As Mark Twain once said, “It ain’t what you know that gets you into trouble. It’s what you know for sure that just ain’t so.”
Twain might as well have been writing about Joe Carter, communications specialist for the Ethics and Religious Liberty Commission. After I published a column on the recent Pew religious landscape study, which reported that evangelicals have declined as a share of the total population, Carter responded breathlessly on the ERLC website. He claimed I had “gone to great pains to deceive” myself and lied about the study’s findings because “the results do not fit with Merritt’s predetermined narrative.”
It’s admittedly pointed, if uncharitable, but Carter skipped one of the most important rules of opinion writing: always do your homework.
This is a rule I keep in the front of my mind when I’m analyzing statistics. I’m not a “numbers person.” Heck, I’ve never even balanced a checkbook. That’s why when I published my column on the Pew study, I spoke to a Pew researcher and three reputable outside sociologists. Before publishing it, three editors within Religion News Service reviewed and fact-checked it. But while I did the hard work of tracking down reputable sources and speaking to the organization that actually released the study, Joe spoke to exactly no one.
This isn’t the first time a research failure has created an issue for Carter. In March of last year, he made comments stating that Jesus only welcomed people seeking forgiveness and only partied with “sinners…[that] were already followers.” It sounded so bizarre that I decided to do my homework and speak to a handful of leading New Testament scholars. Alas, I could find no one to support his assertions.
After reading Carter’s analysis of the Pew data, I had a similar feeling. Are evangelicals declining as I asserted or stable as Joe said? Was I moving “the goalpost in order to save [my] preconceptions” as he claimed? Was mainline Protestantism’s decline a result of their liberalism as Joe said or did birthrates play a significant role as my article claimed? Were there really “more evangelicals in America today than at any time in our nation’s history” as Carter stated?

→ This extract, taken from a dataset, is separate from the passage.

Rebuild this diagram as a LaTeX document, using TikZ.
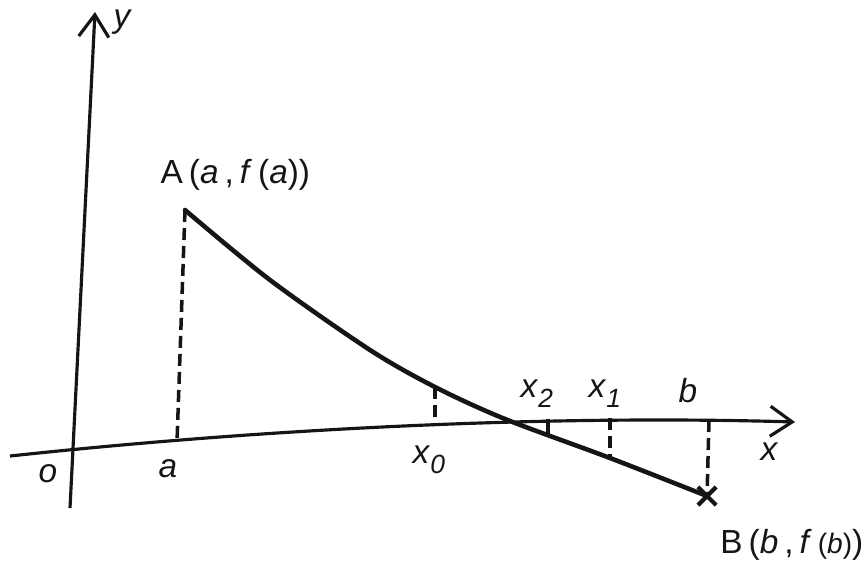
\documentclass[tikz,border=0pt]{standalone}
\usepackage{fontspec}
\setmainfont{Liberation Sans}
\usepackage{amsmath}
\usetikzlibrary{arrows.meta,shapes.misc}
\definecolor{encre}{HTML}{151515}
\tikzset{
  axe/.style={line width=0.9pt, draw=encre,
              -{Straight Barb[length=2.2mm, width=3mm, line width=0.9pt]}},
  courbe/.style={line width=1.3pt, draw=encre, line cap=round},
  pointille/.style={line width=1pt, draw=encre, dash pattern=on 1.2mm off 0.6mm},
  etiq/.style={font=\fontsize{9.5}{11}\selectfont, text=encre, inner sep=0pt, anchor=base west},
}
\newcommand{\bas}[1]{\raisebox{-0.6ex}{\fontsize{7.5}{8}\selectfont\itshape #1}}
\newcommand{\esp}{\hspace{0.18em}}

\begin{document}
\begin{tikzpicture}
        \useasboundingbox (0,0) rectangle (8.67,5.65);
        \coordinate (ybas) at (0.70,0.57);
        \coordinate (yhaut) at (0.95,5.53);
        \coordinate (xgauche) at (0.10,1.09);
        \coordinate (xdroite) at (7.95,1.43);
        \coordinate (A) at (1.85,3.55);
        \coordinate (B) at (7.07,0.69);
        \coordinate (pa) at (1.77,1.23);
        \coordinate (c0) at (4.35,1.78);
        \coordinate (p0) at (4.35,1.42);
        \coordinate (p2) at (5.48,1.46);
        \coordinate (c2) at (5.48,1.30);
        \coordinate (p1) at (6.10,1.47);
        \coordinate (c1) at (6.10,1.07);
        \coordinate (pb) at (7.09,1.45);
        \draw[axe] (ybas) -- (yhaut);
        \draw[axe] (xgauche) .. controls (2.8,1.38) and (5.6,1.50) .. (xdroite);
        \draw[courbe] plot[smooth] coordinates {(A) (2.70,2.85) (3.70,2.15) (c0) (5.05,1.46) (c1) (B)};
        \draw[pointille] (A) -- (pa);
        \draw[pointille] (c0) -- (p0);
        \draw[encre, line width=1pt] (p2) -- (c2);
        \draw[pointille] (p1) -- (c1);
        \draw[pointille] (pb) -- (B);
        \node[cross out, draw=encre, line width=1.2pt, minimum size=1.4mm, inner sep=0pt] (croix) at (B) {};
        \node[etiq] (ly) at (1.13,5.38) {\textit{y}};
        \node[etiq] (lx) at (7.60,1.05) {\textit{x}};
        \node[etiq] (lo) at (0.38,0.83) {\textit{o}};
        \node[etiq] (la) at (1.58,0.88) {\textit{a}};
        \node[etiq] (lx0) at (4.12,1.02) {\textit{x}\bas{0}};
        \node[etiq] (lx2) at (5.20,1.68) {\textit{x}\bas{2}};
        \node[etiq] (lx1) at (5.88,1.68) {\textit{x}\bas{1}};
        \node[etiq] (lb) at (6.78,1.63) {\textit{b}};
        \node[etiq] (lA) at (1.60,3.82) {A\esp(\textit{a}\esp,\esp\textit{f}\esp(\textit{a}))};
        \node[etiq, anchor=base east] (lB) at (8.64,0.12)
          {B\esp(\textit{b}\esp,\esp\textit{f}\esp{\fontsize{8}{9}\selectfont(\textit{b})})};
      \end{tikzpicture}
\end{document}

Taking time to do my research proved so effective in the past, so I decided to follow the same path this time around. I did what Carter refused to do: I (again) spoke to an actual Pew research associate, Jessica Martinez. Below is the result of this conversation:
Merritt: Some evangelicals say that when Pew and others consider the religious landscape as a share of the population rather than just raw numbers they are “shifting the goalpost in order to save their preconceptions.” Is this accurate?
Martinez: No, I do not think this is accurate. There is value in either approach, and we provide estimates of both in our recent report. Examining religious groups as a share of the population allows us to look at the relative size of a group compared to other religious groups in the country, and how this changes over time. And examining how groups change over time in terms of raw numbers provides another perspective on growth or decline.
Merritt: Some say, “There are more evangelicals in America today than at any time in our nation’s history.” Is this correct?
Martinez: In terms of absolute numbers, we estimate that there are as many or more U.S. adults in the evangelical Protestant tradition now as in 2007. We do not have comparable measures of religious affiliation before 2007, so I would be reluctant to make a claim about any time in our nation’s history.
Merritt: Some ask, “Why do conservative denominations continue to grow significantly while almost every liberal denomination has declined rapidly?” I’ve heard that most of the mainline decline was due to low birthrates. Is this correct?
Martinez: It is possible that [lower birthrates among mainliners] is part of the reason that we see less decline in terms of population share among the evangelical tradition than the mainline tradition. We do find that mainline Protestants tend to have slightly lower fertility rates than evangelical Protestants.
Merritt: Some say the percentage of evangelicals as a share of the population is stable and “isn’t in decline.” Others say it is declining. Which is it?
Martinez: Our findings from the Religious Landscape Study show a small but significant decline in the share of U.S. adults who identify with the evangelical Protestant tradition.
Four statements by Carter, and three were simply not true. The fourth—that there are more evangelicals now than any time in history—is impossible to verify since no one possesses such data.
But pointing the finger at Carter here requires ignoring the problem behind the problem. To uncover the biggest loser in all of this, don’t look at the byline. Focus on the header. The Ethics and Religious Liberty Commission published this without bothering to do their due diligence in fact checking it, not to mention requiring that the baseless personal attacks be removed. And this is deeply saddening.
The last president of the ERLC transformed the organization into a Republican talking point factory and left quietly after making controversial, racially-charged comments. When the current president Russell Moore took over, many had high hopes that this would be a new era of more moderate, thoughtful, and nuanced cultural engagement for the organization. Many believed that this ERLC could be trusted.
But when you go claiming you know things for sure that just ain’t so, it damages your credibility. Especially when you’re a political advocacy group in the business of persuasion. For if you prove you can’t be trusted in small things, it will be difficult for others to trust you when it matters most.
Actually, I think an ancient rabbi said something like that once. But before I can say for sure, I’ll need to do some homework.